My schedule opens up around the second and third weeks of October on Wednesday the 12th or Thursday the 13th  or Tuesday the 18th or Thursday the 20th in either the morning or afternoon on any of those days.  I can only imagine George that your schedule is probably tight, so I am open to meeting whenever might be more convenient for you even on a Saturday or Sunday morning over coffee at your home and I’ll bring the bagels. I look forward to hearing from you soon.  Take care.

Email critique: Revised email

Hello George and Caitlin,

It was great to catch up with you at the girls’ softball game on Wednesday! My girls enjoyed seeing your Amy, Sophia, and Jason, too.

You mentioned some concerns about your finances. Would you like to schedule a mid-October meeting to discuss how we could relieve your worries? It’s difficult for individuals to sort out complex issues—such as age differences, college education funding, and retirement—on their own. This is why many people like you turn to financial advisors who combine the disciplines of investment management, financial planning, and consulting into a personalized solution for you and your family. You may also find unexpected savings. For example, we could look at refinancing your mortgages now that rates are at or near all‑time lows. A 1% reduction in your mortgage rate could save an enormous sum over the life of your mortgage.

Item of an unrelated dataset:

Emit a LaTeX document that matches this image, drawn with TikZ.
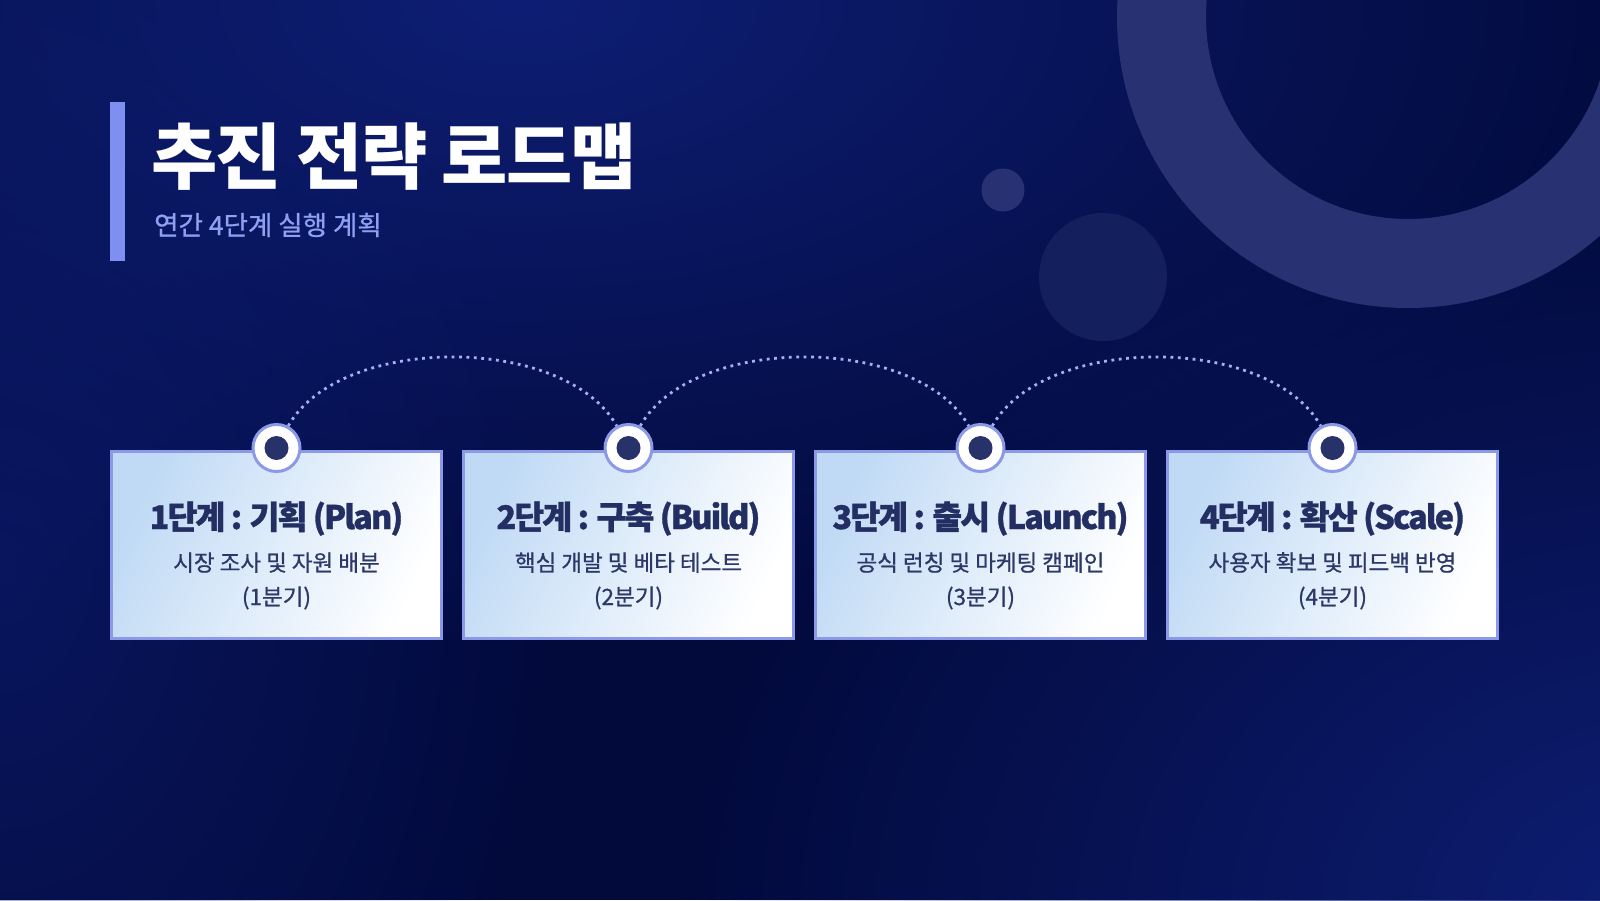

Below are some dates when we could meet during the business day. However, I am also open to meeting whenever it might be more convenient for you, even on a weekend morning at your home. I can bring bagels.

  • Wednesday, Oct. 12
  • Thursday, Oct. 13
  • Tuesday, Oct. 18
  • Thursday, Oct. 20

I will call you next week to follow up.

Take care.

My comments on the original and revised emails

STRENGTHS OF THE DRAFT EMAIL

I like that the email writer

  1. Emphasized where he knows the recipients from and showed that he knows their children’s names
  2. Showed knowledge of the recipients’ specific challenges
  3. Suggested how he might save money for the recipients
  4. Suggested specific dates for a meeting
  5. Showed flexibility about when to meet with the recipients

SUGGESTIONS

  • Streamline the polite social chat, so you can hit the action item quickly. For example, naming the recipients’ children is more important than naming your own.
  • Put the action item at the top of your email, immediately after your streamlined social chat.
  • Emphasize the WIIFM—What’s In It For Me—for your email recipient.
  • Shorten sentences.
  • Don’t overwhelm the reader with information. I fear the readers may feel overwhelmed by receiving the new client questionnaire. Send it after they make an appointment.
  • You’ll have a higher success rate over the long haul if you call to follow up than if you wait for your readers to call you.
  • Keep your emails as short as possible. My changes cut the email from 388 words to only 211.

 

Your top lessons from my email webinar

In response to my question, “What’s the most important lesson you learned today?” you typed the following lines into the GoToMeeting question box or in your email to me.

Consider inputting this link into your calendar, with a reminder to check one month from now to see if you’ve improved your emails.

  • The best item I learned was how to simplify what I am writing.  As a detail-oriented person it is not easy to leave out details, but they may be unnecessary!  This is something I will work to improve on.
  • What I learned – Use fewer words per sentence and write shorter paragraphs.  Use simple language.
  • get rid of the “to be” verbs!
  • Firm name in subject line and email signatures. Thanks!
  • Good tip on self-editing to be more concise.
  • What I learned: keep it simple, straightforward, and focused on the reader’s interests
  • Importance of short and direct emails
  • What I learned – you start losing your audience at 42 words per paragraph, 14 words per sentence and 2 syllables per word.
  • Do not assume what is important to you, as the advisor, is the same thing that is important to the reader.  Narrow your importance and simplify the message.
  • WIIFM, 14 14 2
  • Lessons learned: Thinking about WIIFM is an important lesson to consider. I usually understand what I want out of the client, but typically fail to think of how the request will be received and perceived. I also like the idea of [Sorry, this answer was cut off]
  • Learned great tips about simplifying sentences
  • My best take away was keeping Paragraphs and Sentences short.  Also the words not to use.